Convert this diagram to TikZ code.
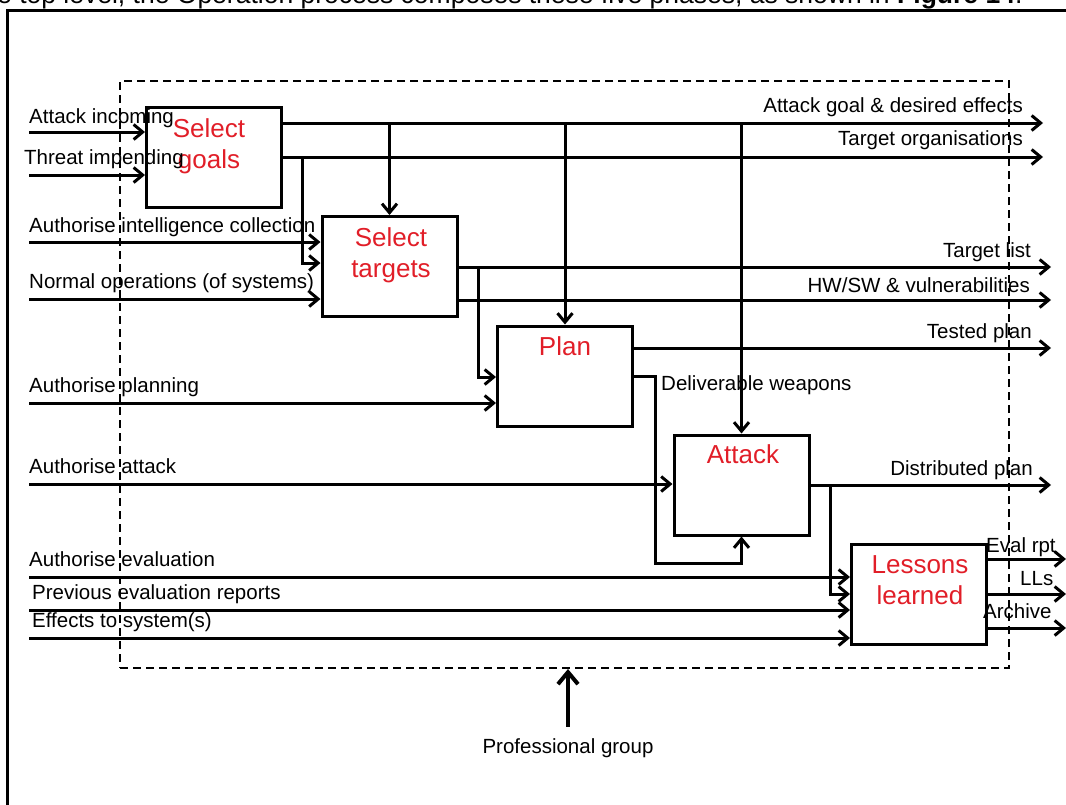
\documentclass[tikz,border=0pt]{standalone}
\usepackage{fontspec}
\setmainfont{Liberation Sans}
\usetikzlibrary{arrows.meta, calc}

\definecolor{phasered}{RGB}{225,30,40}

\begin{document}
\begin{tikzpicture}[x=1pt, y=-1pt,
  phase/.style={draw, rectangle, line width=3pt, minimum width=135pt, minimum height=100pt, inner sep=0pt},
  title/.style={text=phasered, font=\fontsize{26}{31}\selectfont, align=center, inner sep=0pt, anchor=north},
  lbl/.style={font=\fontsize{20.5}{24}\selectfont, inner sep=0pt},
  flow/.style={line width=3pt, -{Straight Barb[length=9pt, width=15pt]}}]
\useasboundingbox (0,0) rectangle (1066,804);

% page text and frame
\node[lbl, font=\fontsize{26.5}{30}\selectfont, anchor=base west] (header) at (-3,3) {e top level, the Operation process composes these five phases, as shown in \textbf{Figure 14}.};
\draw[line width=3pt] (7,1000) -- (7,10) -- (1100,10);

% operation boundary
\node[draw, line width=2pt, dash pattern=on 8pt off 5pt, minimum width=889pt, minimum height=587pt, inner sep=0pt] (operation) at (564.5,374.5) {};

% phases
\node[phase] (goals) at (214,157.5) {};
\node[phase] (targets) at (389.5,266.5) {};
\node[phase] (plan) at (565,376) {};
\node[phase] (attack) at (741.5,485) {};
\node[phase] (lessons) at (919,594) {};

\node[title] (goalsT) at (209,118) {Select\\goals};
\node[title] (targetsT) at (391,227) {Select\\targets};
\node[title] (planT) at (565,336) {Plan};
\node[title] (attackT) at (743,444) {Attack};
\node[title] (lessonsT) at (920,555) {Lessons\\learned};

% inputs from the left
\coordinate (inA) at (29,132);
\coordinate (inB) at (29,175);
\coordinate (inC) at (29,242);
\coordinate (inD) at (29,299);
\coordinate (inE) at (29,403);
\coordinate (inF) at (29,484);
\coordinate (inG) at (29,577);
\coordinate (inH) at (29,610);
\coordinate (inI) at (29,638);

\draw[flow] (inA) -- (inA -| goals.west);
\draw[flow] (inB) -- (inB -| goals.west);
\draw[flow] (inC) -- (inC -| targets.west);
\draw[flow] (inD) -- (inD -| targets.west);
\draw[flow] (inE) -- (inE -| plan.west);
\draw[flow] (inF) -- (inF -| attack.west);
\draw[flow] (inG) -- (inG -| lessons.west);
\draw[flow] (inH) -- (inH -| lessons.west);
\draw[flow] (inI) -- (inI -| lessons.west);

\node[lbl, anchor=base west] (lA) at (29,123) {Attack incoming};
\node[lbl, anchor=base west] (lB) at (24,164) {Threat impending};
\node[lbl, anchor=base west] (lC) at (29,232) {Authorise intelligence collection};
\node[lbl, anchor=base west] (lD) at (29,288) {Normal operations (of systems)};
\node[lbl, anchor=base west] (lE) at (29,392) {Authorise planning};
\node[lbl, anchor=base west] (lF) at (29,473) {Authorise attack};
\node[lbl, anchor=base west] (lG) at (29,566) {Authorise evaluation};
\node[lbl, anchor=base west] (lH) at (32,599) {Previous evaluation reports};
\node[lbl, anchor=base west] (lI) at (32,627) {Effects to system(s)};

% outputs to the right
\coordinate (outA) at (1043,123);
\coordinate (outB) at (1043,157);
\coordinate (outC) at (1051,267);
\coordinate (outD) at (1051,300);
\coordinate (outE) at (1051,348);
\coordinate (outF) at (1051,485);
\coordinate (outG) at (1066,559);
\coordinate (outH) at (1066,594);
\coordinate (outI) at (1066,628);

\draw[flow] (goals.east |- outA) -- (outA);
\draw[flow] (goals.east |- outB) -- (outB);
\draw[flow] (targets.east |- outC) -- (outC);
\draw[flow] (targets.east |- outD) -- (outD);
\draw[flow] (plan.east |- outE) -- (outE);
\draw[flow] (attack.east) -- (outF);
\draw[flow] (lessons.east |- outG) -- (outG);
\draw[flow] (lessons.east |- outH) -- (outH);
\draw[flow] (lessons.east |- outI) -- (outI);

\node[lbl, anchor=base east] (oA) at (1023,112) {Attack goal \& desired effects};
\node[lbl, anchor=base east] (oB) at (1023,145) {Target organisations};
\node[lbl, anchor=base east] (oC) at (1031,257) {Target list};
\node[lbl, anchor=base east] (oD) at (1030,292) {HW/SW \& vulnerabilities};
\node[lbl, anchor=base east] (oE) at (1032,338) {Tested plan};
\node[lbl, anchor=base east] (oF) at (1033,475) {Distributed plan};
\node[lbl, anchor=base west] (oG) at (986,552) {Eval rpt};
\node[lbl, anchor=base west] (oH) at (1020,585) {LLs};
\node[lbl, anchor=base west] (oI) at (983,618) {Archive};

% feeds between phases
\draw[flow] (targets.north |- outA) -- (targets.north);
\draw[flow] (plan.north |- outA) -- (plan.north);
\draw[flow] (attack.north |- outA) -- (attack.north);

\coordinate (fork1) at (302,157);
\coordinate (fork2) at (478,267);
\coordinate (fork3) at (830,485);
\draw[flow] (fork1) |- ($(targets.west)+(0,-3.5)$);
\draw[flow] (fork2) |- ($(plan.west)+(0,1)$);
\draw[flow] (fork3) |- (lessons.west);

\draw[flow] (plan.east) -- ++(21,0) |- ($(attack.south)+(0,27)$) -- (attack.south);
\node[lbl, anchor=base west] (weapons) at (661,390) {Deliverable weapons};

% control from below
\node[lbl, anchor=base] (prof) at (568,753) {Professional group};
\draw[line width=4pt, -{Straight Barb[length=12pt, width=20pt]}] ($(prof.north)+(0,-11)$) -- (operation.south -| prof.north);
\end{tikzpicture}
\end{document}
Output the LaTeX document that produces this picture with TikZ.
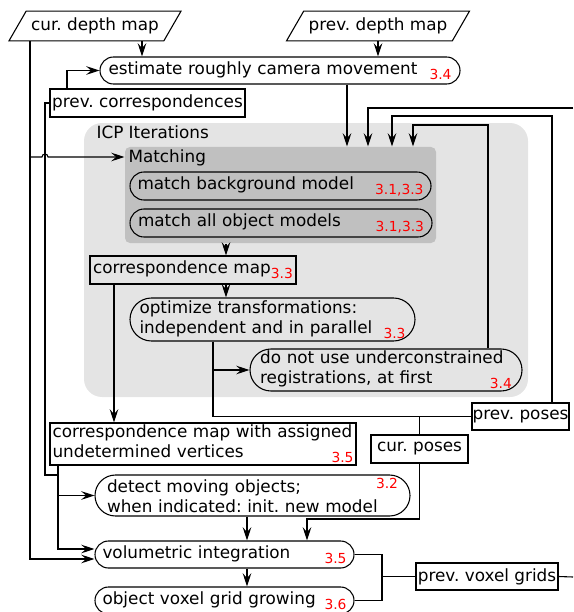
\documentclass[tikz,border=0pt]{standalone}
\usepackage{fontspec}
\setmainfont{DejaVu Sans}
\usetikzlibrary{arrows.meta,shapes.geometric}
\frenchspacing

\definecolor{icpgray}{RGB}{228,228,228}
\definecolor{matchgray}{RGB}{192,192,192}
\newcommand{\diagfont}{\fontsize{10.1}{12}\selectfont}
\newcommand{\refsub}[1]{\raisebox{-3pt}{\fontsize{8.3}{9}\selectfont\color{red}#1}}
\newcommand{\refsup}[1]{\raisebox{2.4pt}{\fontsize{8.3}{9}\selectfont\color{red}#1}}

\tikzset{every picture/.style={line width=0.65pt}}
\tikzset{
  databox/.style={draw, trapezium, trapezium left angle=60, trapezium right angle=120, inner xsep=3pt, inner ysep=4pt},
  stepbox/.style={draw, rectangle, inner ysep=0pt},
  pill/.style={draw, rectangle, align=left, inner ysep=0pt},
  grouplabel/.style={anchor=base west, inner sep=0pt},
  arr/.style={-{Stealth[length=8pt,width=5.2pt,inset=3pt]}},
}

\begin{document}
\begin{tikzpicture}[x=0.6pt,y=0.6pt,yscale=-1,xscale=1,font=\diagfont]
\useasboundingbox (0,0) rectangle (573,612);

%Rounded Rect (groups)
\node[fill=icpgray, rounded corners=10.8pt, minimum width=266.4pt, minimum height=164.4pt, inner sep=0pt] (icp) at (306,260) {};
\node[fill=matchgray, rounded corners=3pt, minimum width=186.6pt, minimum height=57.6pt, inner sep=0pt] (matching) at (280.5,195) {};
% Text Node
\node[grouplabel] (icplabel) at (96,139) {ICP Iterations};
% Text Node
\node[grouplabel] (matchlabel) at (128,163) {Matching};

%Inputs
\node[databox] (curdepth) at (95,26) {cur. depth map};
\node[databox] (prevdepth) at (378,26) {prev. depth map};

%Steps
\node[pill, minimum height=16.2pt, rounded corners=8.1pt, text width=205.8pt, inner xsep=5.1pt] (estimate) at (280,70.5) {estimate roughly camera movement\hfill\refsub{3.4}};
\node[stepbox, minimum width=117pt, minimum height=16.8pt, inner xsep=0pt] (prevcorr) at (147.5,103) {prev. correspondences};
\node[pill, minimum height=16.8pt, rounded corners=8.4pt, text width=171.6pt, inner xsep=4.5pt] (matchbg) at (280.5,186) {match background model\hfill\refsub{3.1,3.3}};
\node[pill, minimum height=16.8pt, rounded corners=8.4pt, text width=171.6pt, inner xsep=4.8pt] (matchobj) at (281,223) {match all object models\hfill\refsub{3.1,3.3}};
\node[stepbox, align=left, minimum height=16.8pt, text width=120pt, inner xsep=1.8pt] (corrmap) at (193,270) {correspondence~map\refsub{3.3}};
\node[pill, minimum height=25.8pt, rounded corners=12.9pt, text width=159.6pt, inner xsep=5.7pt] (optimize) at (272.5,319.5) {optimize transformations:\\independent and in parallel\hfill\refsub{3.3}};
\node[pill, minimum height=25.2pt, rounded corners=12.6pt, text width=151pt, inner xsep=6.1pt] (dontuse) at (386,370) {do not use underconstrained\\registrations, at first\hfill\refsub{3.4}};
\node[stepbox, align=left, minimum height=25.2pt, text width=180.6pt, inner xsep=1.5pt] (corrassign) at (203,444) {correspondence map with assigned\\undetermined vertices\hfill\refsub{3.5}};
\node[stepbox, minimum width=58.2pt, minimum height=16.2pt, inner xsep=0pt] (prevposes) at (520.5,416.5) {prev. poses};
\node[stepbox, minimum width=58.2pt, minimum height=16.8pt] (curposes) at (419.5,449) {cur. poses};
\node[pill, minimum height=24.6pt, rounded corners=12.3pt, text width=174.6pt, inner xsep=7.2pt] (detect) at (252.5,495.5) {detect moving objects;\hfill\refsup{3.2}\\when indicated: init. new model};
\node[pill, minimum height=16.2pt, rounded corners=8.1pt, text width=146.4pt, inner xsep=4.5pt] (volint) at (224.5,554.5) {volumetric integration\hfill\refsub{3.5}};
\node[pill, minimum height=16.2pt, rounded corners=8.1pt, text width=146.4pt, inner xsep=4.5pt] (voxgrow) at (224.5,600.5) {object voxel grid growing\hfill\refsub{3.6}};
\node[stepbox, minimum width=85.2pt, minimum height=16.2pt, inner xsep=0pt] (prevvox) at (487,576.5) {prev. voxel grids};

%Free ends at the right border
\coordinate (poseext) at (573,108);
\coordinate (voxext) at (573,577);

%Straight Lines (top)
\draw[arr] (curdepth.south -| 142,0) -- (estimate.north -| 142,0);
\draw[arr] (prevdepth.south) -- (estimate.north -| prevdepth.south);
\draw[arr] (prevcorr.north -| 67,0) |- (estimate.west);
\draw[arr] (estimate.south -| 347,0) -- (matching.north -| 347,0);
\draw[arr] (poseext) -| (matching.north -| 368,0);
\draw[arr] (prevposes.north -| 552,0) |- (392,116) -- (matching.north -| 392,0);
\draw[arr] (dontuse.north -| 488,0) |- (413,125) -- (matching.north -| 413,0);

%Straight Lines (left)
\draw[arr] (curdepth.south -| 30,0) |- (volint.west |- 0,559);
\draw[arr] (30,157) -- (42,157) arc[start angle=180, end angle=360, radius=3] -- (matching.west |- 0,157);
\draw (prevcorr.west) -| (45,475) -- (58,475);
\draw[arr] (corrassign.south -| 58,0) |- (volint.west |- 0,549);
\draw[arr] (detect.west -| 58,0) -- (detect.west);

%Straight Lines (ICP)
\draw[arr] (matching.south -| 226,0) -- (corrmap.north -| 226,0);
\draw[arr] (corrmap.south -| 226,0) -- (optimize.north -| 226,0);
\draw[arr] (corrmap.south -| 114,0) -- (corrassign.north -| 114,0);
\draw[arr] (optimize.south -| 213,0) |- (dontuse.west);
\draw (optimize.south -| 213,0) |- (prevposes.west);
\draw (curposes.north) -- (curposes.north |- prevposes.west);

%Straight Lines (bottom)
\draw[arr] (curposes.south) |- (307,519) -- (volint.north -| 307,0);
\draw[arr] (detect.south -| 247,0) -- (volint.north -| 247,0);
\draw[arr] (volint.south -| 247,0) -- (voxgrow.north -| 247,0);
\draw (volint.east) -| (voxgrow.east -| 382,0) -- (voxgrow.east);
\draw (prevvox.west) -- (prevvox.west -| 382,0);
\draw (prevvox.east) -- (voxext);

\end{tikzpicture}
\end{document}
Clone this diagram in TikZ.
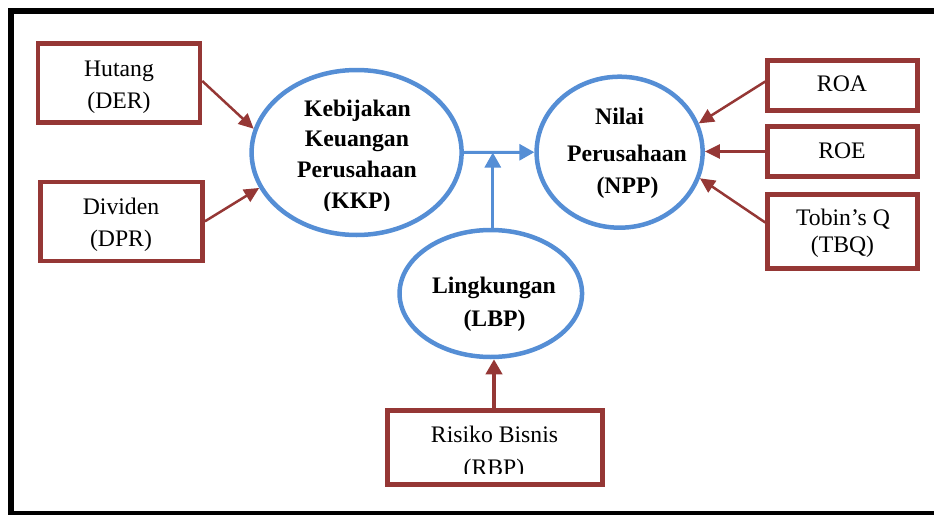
____
Leave the pictures out and repeat exactly the lines from the beginning of the records to the line bearing "(0,0) rectangle (1066,804);", both ends counted.

Convert this diagram to TikZ code.
\documentclass[tikz,border=0pt]{standalone}
\usepackage{fontspec}
\setmainfont{Liberation Sans}
\usetikzlibrary{arrows.meta, calc}

\definecolor{phasered}{RGB}{225,30,40}

\begin{document}
\begin{tikzpicture}[x=1pt, y=-1pt,
  phase/.style={draw, rectangle, line width=3pt, minimum width=135pt, minimum height=100pt, inner sep=0pt},
  title/.style={text=phasered, font=\fontsize{26}{31}\selectfont, align=center, inner sep=0pt, anchor=north},
  lbl/.style={font=\fontsize{20.5}{24}\selectfont, inner sep=0pt},
  flow/.style={line width=3pt, -{Straight Barb[length=9pt, width=15pt]}}]
\useasboundingbox (0,0) rectangle (1066,804);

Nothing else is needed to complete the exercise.